Job 32:1-10 Het Boek (HTB)
De drie mannen wilden Job geen antwoord meer geven, omdat hij bleef volhouden dat hij onschuldig was. Toen werd Elihu, de zoon van de Buziet Baracheël uit de familie van Ram, kwaad omdat Job volhield dat hij onschuldig was tegenover God. Maar hij was ook boos op de drie vrienden van Job die hem wel hadden veroordeeld, maar zijn argumenten niet konden weerleggen. Elihu had nog niets gezegd omdat de drie anderen ouder waren dan hij. Maar toen hij zag dat zij geen antwoord meer wisten te geven, nam hij met een boos gezicht het woord en zei: ‘Ik ben jong en u bent oud, daarom heb ik mij stilgehouden en heb ik u niet durven zeggen wat ik ervan denk. Want ik dacht: laat de ouderen eerst aan het woord, zij zullen zeker ook wijzer zijn. Maar als het om wijsheid gaat, telt niet alleen de leeftijd mee. Het gaat eerder om de geest van de mens, de adem van de Almachtige. Hij geeft hem immers inzicht? Luister daarom naar mij, ik wil u ook mijn mening geven.

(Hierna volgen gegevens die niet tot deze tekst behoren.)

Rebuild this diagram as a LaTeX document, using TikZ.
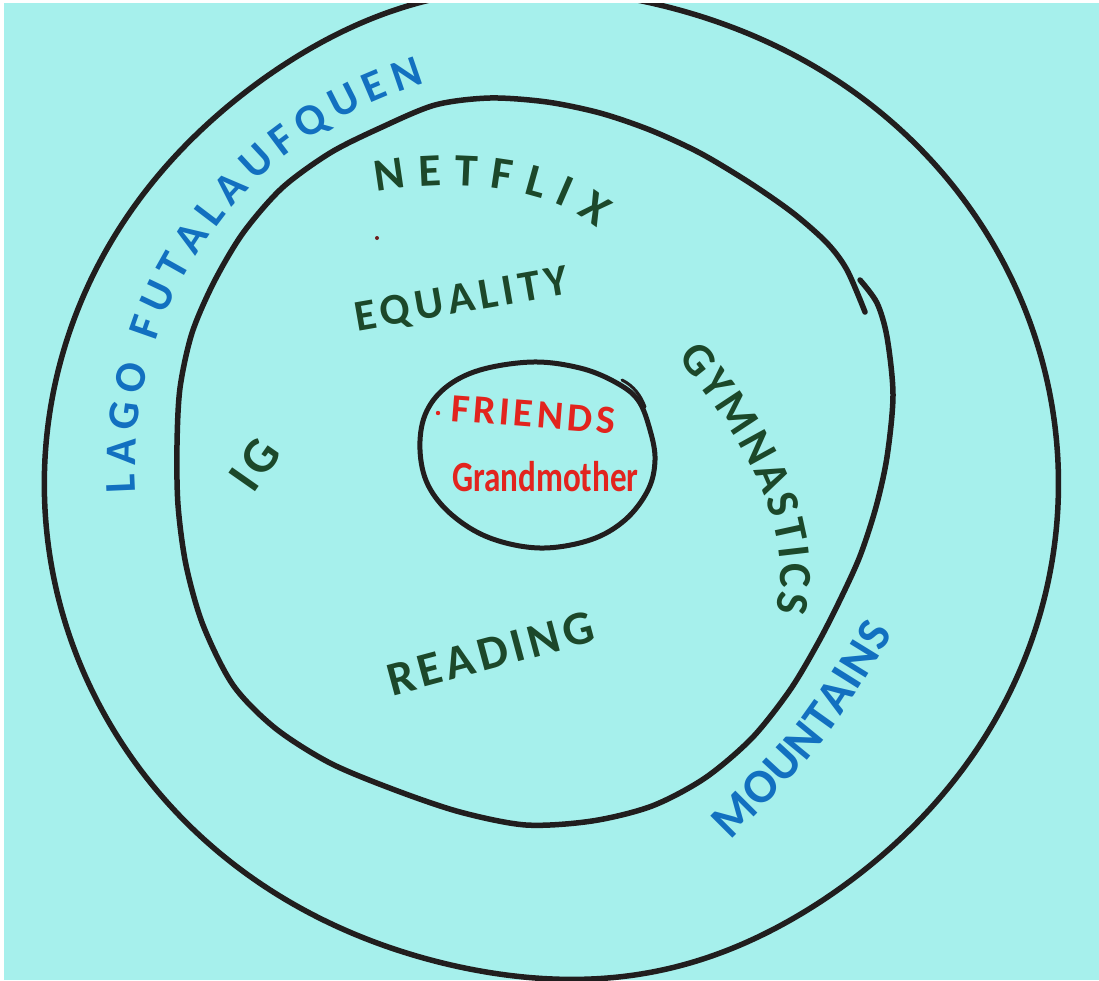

Job 32:1-10 BasisBijbel (BB)
De drie vrienden van Job zeiden maar niets meer tegen hem. Want hij blééf volhouden dat hij niets verkeerds had gedaan. Maar Elihu, de zoon van Baracheël, uit Buzia, uit de familie van Ram, werd er woedend over dat Job beweerde dat hij het beter wist dan God. Ook was hij kwaad op Jobs vrienden, omdat zij Job niets meer wisten te antwoorden terwijl ze er toch van overtuigd waren dat hij schuldig was. Maar hij had gewacht tot Job was uitgesproken, omdat hij jonger was dan de anderen. Maar toen Elihu zag dat de andere drie niets meer wisten te zeggen, werd hij heel boos. En hij zei: Ik ben nog jong, en jullie zijn al bejaard. Daarom durfde ik niet gelijk te zeggen wat ik ervan vond. Ik dacht: "Ik zal eerst de oude wijze mannen laten spreken. Want omdat zij oud zijn, zijn zij wijzer dan ik." Maar het is de Geest van de Almachtige God in de mensen die de mensen wijsheid geeft. Als iemand oud is, betekent dat niet vanzelf dat hij ook wijs is. En het zijn niet persé de bejaarden die weten wat rechtvaardig is. Daarom zeg ik: luister ook naar mij. Dan zal ik óók zeggen wat ik ervan vind.
Job 32:1-10 Herziene Statenvertaling (HSV)
Toen hielden deze drie mannen op Job te antwoorden, omdat hij in zijn eigen ogen rechtvaardig was. Toen ontstak de woede van Elihu, de zoon van Baracheël, de Buziet, uit het geslacht van Ram. Tegen Job ontstak zijn woede, omdat die zichzelf rechtvaardigde tegenover God. Zijn woede ontstak ook tegen zijn drie vrienden, omdat zij geen antwoord vonden, maar Job toch schuldig verklaarden. Maar Elihu had met spreken gewacht op Job, omdat zij ouder van dagen waren dan hij. Toen Elihu echter zag dat er geen antwoord was in de mond van die drie mannen, ontstak zijn woede. Daarom antwoordde Elihu, de zoon van Baracheël, de Buziet, en zei: Ik ben jonger van dagen, maar jullie zijn stokoud; daarom was ik beschroomd en bevreesd om jullie mijn gevoelen te vertellen. Ik zei: Laat de dagen spreken, en de veelheid van jaren wijsheid bekendmaken. Voorwaar, het is de Geest van God in de sterveling, en de adem van de Almachtige, die hen verstandig maakt. Niet de velen van jaren zijn wijs, niet de oude mensen begrijpen het recht. Daarom zeg ik: Luister naar mij; ook ik zal mijn gevoelen vertellen.